Landlord could prove the existence of vacant buildings in the locality. If it is established, tenant can show that the building though available is not
suitable to carry on the trade or business conducted by him in the tenanted premises. The reasoning of the Division Bench in Krishnankunju
Raveendran''s case, supra, was that suppose a tenant is carrying on a petty tea shop and landlord could establish availability of a building in a prime
location of the city, petty shop owner would not be in a position to take that building on rent. Further, according to the Division Bench the vacant
building should be within the financial reach of the tenant. The Bench felt the mere fact that rooms are available as such is not a ground to deny the
protection available to the tenant.
7. We are of the view that the availability of building in the locality and its suitability are all matters of evidence. The Rent Control Court has to
decide each individual case on its merits. A Division Bench of this Court in Sadanandan v. Kuncheen 1991 (2) KLT 628 held that since the
proviso works as an exemption the person who desires to get the exemption has to prove the ingredients of the proviso and to that extent there
cannot be any doubt. However, being a negative aspect and that too, the availability of a suitable building in the locality, the nature and quantum of
evidence that has to be proved by the tenant may, in appropriate cases, be confined to a positive affirmation by the tenant before the Court that no
suitable buildings is available in the locality. Burden then shifts to the landlord since he can positively prove the fact that buildings are available. The
expression ""suitable buildings available in the locality to carry on trade or business"" assumes importance to understand the meaning of the second
proviso. Building must be suitable to carry on the business or trade which is being conducted in the tenanted premises. Once it is established that
building is available, the available building is to be suitable to carry on the business or trade conducted in the tenanted premises. But once suitability
and availability is established, it is the look out of the tenant to negotiate with the prospective landlord and obtain possession. Tenant cannot plead
payment of high rent and security amount to the prospective landlord as a defence to defeat the bona fide need established by the landlord u/s
11(3). In other words, payment of high rent and security amount by the tenant to the prospective landlord has no inter relationship with the bona
fide need established u/s 11(3); nor the Rent Control Court is expected to determine the plea of the tenant that even though suitable buildings are
available they are out of reach after negotiation with the prospective landlord. Naturally tenant is expected to pay the current market rent prevalent.

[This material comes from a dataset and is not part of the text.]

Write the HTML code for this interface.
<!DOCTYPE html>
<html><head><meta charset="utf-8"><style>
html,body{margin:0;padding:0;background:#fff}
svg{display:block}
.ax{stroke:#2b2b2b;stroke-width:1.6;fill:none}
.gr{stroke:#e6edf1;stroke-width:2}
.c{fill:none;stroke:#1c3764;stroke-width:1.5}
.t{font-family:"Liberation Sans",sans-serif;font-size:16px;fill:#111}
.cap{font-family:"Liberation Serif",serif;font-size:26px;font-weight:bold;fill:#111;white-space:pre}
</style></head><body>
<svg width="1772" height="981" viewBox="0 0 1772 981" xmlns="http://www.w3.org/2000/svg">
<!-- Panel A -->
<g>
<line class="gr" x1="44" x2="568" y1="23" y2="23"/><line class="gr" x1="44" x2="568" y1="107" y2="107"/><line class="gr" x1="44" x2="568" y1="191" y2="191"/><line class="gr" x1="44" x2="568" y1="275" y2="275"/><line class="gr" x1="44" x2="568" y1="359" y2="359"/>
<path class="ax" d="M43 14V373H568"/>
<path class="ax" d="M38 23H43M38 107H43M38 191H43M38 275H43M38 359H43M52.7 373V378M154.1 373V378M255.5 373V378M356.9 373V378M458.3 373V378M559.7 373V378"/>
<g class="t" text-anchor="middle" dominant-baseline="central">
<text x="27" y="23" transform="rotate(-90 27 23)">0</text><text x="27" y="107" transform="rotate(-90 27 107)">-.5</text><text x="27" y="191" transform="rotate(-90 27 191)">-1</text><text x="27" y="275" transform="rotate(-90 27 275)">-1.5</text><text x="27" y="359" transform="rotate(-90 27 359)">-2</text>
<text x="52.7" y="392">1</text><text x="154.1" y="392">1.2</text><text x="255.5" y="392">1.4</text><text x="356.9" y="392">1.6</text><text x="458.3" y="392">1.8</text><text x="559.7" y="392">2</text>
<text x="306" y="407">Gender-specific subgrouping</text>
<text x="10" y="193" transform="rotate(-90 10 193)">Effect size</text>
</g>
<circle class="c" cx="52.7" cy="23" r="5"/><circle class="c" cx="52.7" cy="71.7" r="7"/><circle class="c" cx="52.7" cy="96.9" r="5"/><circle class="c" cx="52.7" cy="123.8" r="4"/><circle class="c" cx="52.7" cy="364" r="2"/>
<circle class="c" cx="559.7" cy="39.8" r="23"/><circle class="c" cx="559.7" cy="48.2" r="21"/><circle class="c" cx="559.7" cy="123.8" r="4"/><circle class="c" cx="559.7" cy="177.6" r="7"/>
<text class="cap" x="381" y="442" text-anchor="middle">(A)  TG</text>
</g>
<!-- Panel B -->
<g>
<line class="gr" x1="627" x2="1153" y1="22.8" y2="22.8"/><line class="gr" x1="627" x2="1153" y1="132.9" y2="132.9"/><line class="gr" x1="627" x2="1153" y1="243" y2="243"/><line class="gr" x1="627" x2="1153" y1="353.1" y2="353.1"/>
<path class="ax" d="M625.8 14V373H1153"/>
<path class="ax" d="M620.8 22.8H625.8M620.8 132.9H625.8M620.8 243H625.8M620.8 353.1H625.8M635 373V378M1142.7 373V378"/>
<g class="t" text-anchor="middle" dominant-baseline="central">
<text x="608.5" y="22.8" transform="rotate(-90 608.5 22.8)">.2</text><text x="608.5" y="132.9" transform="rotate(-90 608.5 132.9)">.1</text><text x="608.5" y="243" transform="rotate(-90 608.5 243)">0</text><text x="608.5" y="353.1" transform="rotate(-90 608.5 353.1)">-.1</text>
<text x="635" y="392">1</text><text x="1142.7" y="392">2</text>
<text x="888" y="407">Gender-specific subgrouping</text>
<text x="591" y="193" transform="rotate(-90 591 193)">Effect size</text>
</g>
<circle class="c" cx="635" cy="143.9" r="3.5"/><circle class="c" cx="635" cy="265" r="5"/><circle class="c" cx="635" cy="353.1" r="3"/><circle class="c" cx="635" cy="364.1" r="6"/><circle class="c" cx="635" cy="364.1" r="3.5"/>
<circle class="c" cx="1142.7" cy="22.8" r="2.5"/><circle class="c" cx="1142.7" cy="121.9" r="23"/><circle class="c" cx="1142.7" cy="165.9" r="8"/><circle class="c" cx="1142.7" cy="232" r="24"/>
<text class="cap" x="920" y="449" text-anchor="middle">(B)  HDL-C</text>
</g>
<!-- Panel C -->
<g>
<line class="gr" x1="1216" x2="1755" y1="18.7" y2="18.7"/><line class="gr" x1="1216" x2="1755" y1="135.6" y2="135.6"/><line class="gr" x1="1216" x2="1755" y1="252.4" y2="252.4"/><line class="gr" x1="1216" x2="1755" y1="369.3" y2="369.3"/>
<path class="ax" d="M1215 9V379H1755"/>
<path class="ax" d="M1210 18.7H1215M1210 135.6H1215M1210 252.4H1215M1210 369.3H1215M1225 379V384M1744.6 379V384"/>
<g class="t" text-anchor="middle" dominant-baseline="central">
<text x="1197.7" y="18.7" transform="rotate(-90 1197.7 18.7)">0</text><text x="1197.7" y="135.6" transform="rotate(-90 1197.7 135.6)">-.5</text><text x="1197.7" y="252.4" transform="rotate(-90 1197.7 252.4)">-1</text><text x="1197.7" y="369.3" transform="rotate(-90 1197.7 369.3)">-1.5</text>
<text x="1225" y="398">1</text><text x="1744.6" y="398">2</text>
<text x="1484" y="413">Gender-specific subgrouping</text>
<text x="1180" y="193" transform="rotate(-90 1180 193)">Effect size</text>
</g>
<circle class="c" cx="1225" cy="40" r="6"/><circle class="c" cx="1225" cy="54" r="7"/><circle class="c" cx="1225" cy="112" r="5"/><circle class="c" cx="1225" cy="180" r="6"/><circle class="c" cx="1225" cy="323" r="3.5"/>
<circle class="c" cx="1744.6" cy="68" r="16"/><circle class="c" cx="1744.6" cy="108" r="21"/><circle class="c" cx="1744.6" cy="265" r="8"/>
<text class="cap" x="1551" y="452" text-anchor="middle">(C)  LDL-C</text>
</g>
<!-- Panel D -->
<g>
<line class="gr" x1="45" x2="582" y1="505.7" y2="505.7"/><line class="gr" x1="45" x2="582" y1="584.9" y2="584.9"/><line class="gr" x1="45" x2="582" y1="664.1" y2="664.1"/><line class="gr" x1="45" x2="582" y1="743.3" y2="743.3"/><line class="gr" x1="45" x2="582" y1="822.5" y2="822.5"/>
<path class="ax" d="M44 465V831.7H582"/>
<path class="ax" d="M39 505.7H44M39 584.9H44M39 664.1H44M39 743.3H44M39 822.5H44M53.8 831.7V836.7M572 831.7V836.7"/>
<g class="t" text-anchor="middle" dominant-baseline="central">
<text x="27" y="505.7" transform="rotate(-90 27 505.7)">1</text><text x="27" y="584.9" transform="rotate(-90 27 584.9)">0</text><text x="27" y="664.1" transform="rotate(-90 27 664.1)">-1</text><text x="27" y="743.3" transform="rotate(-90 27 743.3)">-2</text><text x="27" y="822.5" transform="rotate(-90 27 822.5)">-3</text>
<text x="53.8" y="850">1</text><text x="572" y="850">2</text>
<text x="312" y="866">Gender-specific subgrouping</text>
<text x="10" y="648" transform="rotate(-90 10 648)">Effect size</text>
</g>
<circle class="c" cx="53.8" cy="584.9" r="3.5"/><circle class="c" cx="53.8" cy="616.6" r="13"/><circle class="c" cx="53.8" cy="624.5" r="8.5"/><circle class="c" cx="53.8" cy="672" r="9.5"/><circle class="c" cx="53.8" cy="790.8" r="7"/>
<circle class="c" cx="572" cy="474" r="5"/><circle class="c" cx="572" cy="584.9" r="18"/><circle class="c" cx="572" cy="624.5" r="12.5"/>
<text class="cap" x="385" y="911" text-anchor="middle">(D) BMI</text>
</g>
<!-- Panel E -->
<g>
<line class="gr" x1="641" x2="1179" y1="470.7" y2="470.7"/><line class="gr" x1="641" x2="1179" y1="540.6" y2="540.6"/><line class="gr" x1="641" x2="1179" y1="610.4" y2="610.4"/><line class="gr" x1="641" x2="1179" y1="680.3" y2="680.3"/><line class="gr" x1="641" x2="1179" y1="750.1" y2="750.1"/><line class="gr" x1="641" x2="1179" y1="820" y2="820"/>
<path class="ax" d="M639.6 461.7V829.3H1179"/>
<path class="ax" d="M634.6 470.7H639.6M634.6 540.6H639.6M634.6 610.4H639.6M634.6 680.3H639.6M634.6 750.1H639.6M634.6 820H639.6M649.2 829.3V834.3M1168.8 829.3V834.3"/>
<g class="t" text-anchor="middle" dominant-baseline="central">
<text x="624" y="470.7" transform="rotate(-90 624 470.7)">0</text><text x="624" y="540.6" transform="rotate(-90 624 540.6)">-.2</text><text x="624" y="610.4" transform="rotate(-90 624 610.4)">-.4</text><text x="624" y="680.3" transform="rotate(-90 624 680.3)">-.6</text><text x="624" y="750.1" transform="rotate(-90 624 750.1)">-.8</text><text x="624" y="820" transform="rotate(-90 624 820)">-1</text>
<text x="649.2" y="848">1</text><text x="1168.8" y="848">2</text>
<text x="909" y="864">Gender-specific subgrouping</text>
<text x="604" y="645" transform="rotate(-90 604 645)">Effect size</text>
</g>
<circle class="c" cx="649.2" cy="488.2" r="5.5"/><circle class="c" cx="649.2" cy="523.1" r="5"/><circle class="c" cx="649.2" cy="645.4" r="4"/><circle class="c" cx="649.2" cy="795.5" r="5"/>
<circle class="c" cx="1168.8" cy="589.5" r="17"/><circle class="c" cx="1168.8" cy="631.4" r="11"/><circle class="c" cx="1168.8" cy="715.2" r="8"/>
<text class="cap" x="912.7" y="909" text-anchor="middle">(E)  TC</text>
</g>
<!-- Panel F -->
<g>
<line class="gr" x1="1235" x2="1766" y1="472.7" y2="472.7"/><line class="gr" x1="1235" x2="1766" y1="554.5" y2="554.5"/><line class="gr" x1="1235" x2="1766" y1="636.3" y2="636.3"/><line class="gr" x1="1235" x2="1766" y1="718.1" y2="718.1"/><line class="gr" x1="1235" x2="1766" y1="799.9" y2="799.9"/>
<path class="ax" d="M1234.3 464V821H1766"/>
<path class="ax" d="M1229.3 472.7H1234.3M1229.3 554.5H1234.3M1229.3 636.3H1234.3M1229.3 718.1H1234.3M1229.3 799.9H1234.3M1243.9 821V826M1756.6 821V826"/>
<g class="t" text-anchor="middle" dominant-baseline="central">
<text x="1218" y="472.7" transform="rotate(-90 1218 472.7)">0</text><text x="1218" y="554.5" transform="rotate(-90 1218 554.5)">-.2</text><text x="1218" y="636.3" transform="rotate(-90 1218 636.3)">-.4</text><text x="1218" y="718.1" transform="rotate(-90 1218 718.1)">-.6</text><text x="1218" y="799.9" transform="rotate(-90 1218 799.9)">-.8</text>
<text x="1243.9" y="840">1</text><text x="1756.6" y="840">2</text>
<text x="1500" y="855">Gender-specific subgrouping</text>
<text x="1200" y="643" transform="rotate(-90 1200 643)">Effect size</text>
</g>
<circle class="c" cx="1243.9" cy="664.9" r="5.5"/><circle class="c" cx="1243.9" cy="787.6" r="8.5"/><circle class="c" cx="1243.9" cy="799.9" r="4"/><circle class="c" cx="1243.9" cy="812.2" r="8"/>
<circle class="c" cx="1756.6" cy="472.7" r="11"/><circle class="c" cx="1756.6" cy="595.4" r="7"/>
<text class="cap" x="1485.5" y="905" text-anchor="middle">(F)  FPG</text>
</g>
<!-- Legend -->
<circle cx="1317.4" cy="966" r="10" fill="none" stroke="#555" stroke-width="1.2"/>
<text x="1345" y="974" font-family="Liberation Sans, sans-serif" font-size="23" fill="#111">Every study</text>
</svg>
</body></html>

Prospective landlord may fix the rent taking into consideration a variety of facts, cost of construction, land value, importance of the locality etc.

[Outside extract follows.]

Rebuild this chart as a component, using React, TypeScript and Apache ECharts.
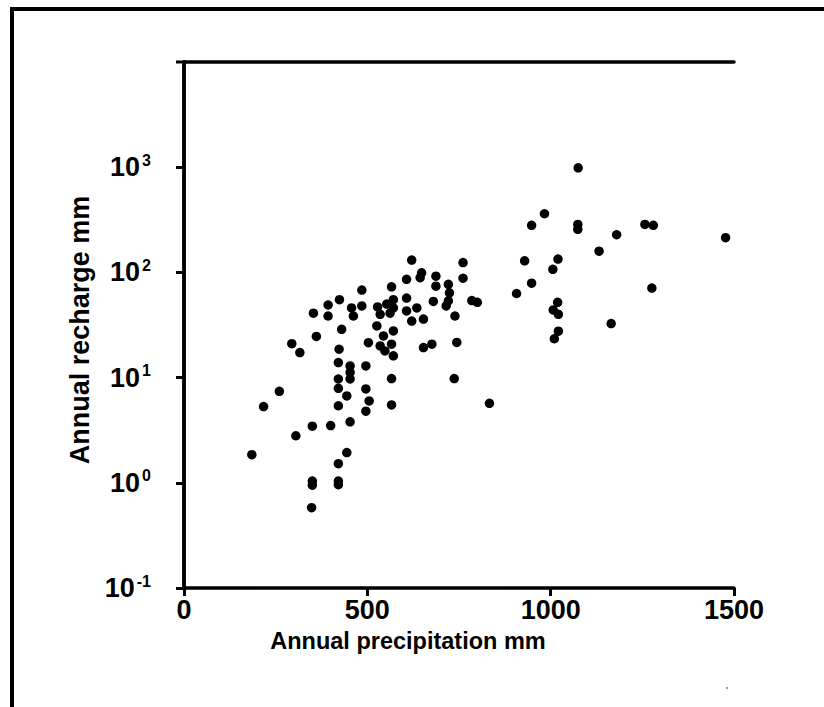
import React, { useEffect, useRef } from "react";
import * as echarts from "echarts";

// Annual precipitation (mm) and annual recharge (mm)
const precipitation = [
  185, 217, 260, 294, 316, 305,
  353, 361, 350, 350, 350, 348,
  393, 393, 424, 430, 423, 421, 421, 421, 421, 400, 421, 421, 421, 444, 444,
  457, 485, 462, 485, 453, 453, 453, 453, 496, 496, 505, 496, 503,
  528, 526, 535, 535, 553, 562, 566, 571, 571, 571, 544, 566, 548, 571, 566, 566,
  607, 621, 648, 644, 607, 607, 635, 621, 653, 687, 687, 680, 653, 676,
  761, 761, 721, 724, 721, 715, 739, 744, 737, 785, 800,
  833, 907, 929, 948, 948, 983, 1006, 1020, 1019, 1007, 1021, 1021, 1010,
  1075, 1074, 1074, 1132, 1165, 1180, 1257, 1280, 1276, 1477,
];
const recharge = [
  1.85, 5.3, 7.4, 21, 17.3, 2.8,
  41, 24.6, 3.45, 1.04, 0.95, 0.58,
  49, 38.5, 55, 28.8, 18.6, 13.9, 9.7, 7.9, 5.4, 3.5, 1.52, 1.04, 0.96, 1.94, 6.7,
  46, 48, 38.5, 68, 12.9, 11.2, 9.7, 3.8, 12.9, 7.8, 6.0, 4.8, 21.5,
  47, 31, 20, 40, 50, 41, 73, 55, 46, 27.8, 24.9, 20.8, 17.9, 16.1, 9.8, 5.5,
  86, 131, 99, 89, 57, 43, 46, 34.5, 36, 92, 74, 53, 19.3, 20.8,
  124, 88, 77, 64, 53.5, 48, 38.5, 21.6, 9.8, 54, 52,
  5.7, 63, 129, 79, 280, 361, 107, 134, 52, 44, 40, 27.6, 23.4,
  986, 286, 257, 159, 32.6, 228, 286, 280, 71, 214,
];

const xTicks = [0, 500, 1000, 1500];
const yMin = 0.1;
const yMax = 10000;
const xTitle = "Annual precipitation mm";
const yTitle = "Annual recharge mm";

const FONT = "'Liberation Sans', Arial, Helvetica, sans-serif";

export default function App() {
  const ref = useRef<HTMLDivElement>(null);

  useEffect(() => {
    if (!ref.current) return;
    const chart = echarts.init(ref.current, null, { renderer: "svg" });
    const points = precipitation.map((p, i) => [p, recharge[i]]);

    const axisLine = { show: true, lineStyle: { color: "#000", width: 3.5 } };

    chart.setOption({
      animation: false,
      backgroundColor: "#fff",
      grid: { left: 184, right: 90, top: 62, bottom: 119, containLabel: false },
      xAxis: [
        {
          type: "value",
          position: "bottom",
          min: xTicks[0],
          max: xTicks[xTicks.length - 1],
          interval: 500,
          splitLine: { show: false },
          axisLine,
          axisTick: { show: true, inside: false, length: 8, lineStyle: { color: "#000", width: 3 } },
          axisLabel: {
            margin: 8,
            color: "#000",
            fontFamily: FONT,
            fontWeight: "bold",
            fontSize: 27,
            formatter: (v: number) => String(v),
          },
        },
        {
          type: "value",
          position: "top",
          min: xTicks[0],
          max: xTicks[xTicks.length - 1],
          splitLine: { show: false },
          axisLine,
          axisTick: { show: false },
          axisLabel: { show: false },
        },
      ],
      yAxis: [
        {
          type: "log",
          logBase: 10,
          position: "left",
          min: yMin,
          max: yMax,
          splitLine: { show: false },
          axisLine,
          axisTick: { show: true, inside: false, length: 8, lineStyle: { color: "#000", width: 3 } },
          axisLabel: {
            margin: 33,
            showMaxLabel: false,
            formatter: (v: number) => {
              const e = Math.round(Math.log10(v));
              if (e >= 4) return "";
              return "{b|10}{s|" + e + "}";
            },
            rich: {
              b: { fontSize: 27, fontWeight: "bold", fontFamily: FONT, color: "#000", lineHeight: 30 },
              s: {
                fontSize: 16,
                fontWeight: "bold",
                fontFamily: FONT,
                color: "#000",
                verticalAlign: "top",
                lineHeight: 16,
                padding: [0, 0, 0, 2],
              },
            },
          },
        },
        {
          type: "log",
          logBase: 10,
          position: "right",
          min: yMin,
          max: yMax,
          splitLine: { show: false },
          axisLine,
          axisTick: { show: false },
          axisLabel: { show: false },
        },
      ],
      series: [
        {
          type: "scatter",
          xAxisIndex: 0,
          yAxisIndex: 0,
          data: points,
          symbol: "circle",
          symbolSize: 9.5,
          itemStyle: { color: "#000", opacity: 1 },
        },
      ],
      graphic: [
        { type: "line", shape: { x1: 10, y1: 9, x2: 824, y2: 9 }, style: { stroke: "#000", lineWidth: 4 } },
        { type: "line", shape: { x1: 12, y1: 7, x2: 12, y2: 707 }, style: { stroke: "#000", lineWidth: 4 } },
        { type: "line", shape: { x1: 176, y1: 62, x2: 186, y2: 62 }, style: { stroke: "#000", lineWidth: 3 } },
        {
          type: "text",
          x: 408,
          y: 641,
          style: {
            text: xTitle,
            fontFamily: FONT,
            fontWeight: "bold",
            fontSize: 23.5,
            fill: "#000",
            align: "center",
            verticalAlign: "middle",
          },
        },
        {
          type: "text",
          x: 80,
          y: 330,
          rotation: Math.PI / 2,
          style: {
            text: yTitle,
            fontFamily: FONT,
            fontWeight: "bold",
            fontSize: 27,
            fill: "#000",
            align: "center",
            verticalAlign: "middle",
          },
        },
        { type: "circle", shape: { cx: 727, cy: 688, r: 1.2 }, style: { fill: "#999" } },
      ],
    });

    return () => chart.dispose();
  }, []);

  return (
    <div
      ref={ref}
      style={{ position: "absolute", left: 0, top: 0, width: 824, height: 707 }}
    />
  );
}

before letting but the building. No tenant can expect a building with the same rent which is currently being paid by him for the tenanted premises. In
other words, those are all matters for the tenant to negotiate with the prospective landlord and not the concern of the landlord who had already
established his bona fide need u/s 11(3).
8. In this case both the courts have concurrently found that tenant is not entitled to protection under the second proviso to Section 11(3). We
therefore find no reason to disturb the said finding. However, tenant is given three months'' time to vacate the premises.